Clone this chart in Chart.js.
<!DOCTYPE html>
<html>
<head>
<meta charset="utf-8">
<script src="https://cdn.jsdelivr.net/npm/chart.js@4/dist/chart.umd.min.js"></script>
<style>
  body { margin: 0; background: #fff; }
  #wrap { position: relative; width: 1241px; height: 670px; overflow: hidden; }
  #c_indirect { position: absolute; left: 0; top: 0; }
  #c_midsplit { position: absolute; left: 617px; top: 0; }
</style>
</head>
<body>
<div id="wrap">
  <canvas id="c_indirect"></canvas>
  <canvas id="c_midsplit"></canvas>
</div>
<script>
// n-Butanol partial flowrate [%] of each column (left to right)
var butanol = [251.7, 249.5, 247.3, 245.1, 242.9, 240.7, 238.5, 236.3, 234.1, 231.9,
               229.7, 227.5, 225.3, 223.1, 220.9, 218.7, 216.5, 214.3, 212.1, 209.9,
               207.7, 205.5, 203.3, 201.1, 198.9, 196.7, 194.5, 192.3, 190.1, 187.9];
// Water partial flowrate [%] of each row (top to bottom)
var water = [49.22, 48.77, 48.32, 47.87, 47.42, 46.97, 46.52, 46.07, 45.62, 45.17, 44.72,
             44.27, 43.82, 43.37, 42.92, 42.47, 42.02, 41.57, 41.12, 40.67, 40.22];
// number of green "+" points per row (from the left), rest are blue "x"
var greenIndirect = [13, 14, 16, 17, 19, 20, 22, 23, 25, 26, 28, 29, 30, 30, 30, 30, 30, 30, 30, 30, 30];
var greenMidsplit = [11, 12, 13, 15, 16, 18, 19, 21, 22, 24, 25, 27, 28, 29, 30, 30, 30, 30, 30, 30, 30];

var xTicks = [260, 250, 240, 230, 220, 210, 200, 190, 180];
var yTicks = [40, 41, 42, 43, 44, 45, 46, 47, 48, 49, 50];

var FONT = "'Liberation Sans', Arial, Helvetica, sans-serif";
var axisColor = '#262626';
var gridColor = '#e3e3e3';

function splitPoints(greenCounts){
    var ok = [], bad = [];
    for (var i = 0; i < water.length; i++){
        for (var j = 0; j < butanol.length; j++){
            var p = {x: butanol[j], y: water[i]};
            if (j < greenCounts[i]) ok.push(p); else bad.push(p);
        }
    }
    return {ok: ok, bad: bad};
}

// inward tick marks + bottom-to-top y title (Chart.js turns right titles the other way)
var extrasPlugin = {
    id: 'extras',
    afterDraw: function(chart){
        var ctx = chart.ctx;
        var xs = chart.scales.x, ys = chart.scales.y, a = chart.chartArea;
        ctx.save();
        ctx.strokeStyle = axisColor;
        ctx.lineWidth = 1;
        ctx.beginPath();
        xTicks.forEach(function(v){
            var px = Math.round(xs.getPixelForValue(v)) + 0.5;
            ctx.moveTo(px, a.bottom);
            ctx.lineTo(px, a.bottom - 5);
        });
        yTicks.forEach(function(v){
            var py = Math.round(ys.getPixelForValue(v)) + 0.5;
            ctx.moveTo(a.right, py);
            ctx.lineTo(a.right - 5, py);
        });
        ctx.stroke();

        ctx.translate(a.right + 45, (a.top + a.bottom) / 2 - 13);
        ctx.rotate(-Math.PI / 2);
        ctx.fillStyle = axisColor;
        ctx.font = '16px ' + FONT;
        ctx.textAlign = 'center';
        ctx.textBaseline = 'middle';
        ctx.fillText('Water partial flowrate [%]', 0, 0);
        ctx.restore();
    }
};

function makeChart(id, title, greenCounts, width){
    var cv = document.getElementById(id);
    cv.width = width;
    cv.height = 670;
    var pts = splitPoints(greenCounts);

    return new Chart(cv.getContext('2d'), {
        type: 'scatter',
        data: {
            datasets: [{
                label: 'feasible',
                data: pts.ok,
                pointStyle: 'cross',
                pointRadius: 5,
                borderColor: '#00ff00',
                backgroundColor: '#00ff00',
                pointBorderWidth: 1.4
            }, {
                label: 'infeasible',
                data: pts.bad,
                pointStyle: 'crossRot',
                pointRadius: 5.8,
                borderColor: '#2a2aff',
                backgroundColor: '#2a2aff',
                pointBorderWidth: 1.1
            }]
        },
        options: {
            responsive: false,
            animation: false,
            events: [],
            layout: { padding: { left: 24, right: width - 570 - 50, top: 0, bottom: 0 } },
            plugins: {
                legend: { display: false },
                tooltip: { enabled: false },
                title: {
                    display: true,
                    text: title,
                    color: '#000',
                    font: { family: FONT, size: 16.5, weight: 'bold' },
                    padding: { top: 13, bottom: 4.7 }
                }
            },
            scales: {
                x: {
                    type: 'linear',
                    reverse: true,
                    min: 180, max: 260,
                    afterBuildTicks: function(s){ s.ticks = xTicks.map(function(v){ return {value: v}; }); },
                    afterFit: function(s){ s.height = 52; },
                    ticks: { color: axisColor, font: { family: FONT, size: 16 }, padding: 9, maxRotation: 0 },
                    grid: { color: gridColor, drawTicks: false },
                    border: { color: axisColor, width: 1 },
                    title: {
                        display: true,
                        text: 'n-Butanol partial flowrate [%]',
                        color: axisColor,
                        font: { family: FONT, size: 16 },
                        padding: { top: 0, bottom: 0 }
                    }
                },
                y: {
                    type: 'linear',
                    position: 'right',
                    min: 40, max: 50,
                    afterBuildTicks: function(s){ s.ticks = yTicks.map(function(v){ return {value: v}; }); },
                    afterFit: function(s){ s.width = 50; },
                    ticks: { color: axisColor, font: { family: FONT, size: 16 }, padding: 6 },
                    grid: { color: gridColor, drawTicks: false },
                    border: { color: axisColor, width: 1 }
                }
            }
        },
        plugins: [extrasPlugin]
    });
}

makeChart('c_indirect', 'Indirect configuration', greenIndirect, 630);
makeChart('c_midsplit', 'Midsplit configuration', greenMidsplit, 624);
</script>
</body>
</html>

→ Task directions:
Write out, exactly and with nothing else, the lines of the listing above from its first line through the line with "48, 49, 50];".

→ Expected output:
Clone this chart in Chart.js.
<!DOCTYPE html>
<html>
<head>
<meta charset="utf-8">
<script src="https://cdn.jsdelivr.net/npm/chart.js@4/dist/chart.umd.min.js"></script>
<style>
  body { margin: 0; background: #fff; }
  #wrap { position: relative; width: 1241px; height: 670px; overflow: hidden; }
  #c_indirect { position: absolute; left: 0; top: 0; }
  #c_midsplit { position: absolute; left: 617px; top: 0; }
</style>
</head>
<body>
<div id="wrap">
  <canvas id="c_indirect"></canvas>
  <canvas id="c_midsplit"></canvas>
</div>
<script>
// n-Butanol partial flowrate [%] of each column (left to right)
var butanol = [251.7, 249.5, 247.3, 245.1, 242.9, 240.7, 238.5, 236.3, 234.1, 231.9,
               229.7, 227.5, 225.3, 223.1, 220.9, 218.7, 216.5, 214.3, 212.1, 209.9,
               207.7, 205.5, 203.3, 201.1, 198.9, 196.7, 194.5, 192.3, 190.1, 187.9];
// Water partial flowrate [%] of each row (top to bottom)
var water = [49.22, 48.77, 48.32, 47.87, 47.42, 46.97, 46.52, 46.07, 45.62, 45.17, 44.72,
             44.27, 43.82, 43.37, 42.92, 42.47, 42.02, 41.57, 41.12, 40.67, 40.22];
// number of green "+" points per row (from the left), rest are blue "x"
var greenIndirect = [13, 14, 16, 17, 19, 20, 22, 23, 25, 26, 28, 29, 30, 30, 30, 30, 30, 30, 30, 30, 30];
var greenMidsplit = [11, 12, 13, 15, 16, 18, 19, 21, 22, 24, 25, 27, 28, 29, 30, 30, 30, 30, 30, 30, 30];

var xTicks = [260, 250, 240, 230, 220, 210, 200, 190, 180];
var yTicks = [40, 41, 42, 43, 44, 45, 46, 47, 48, 49, 50];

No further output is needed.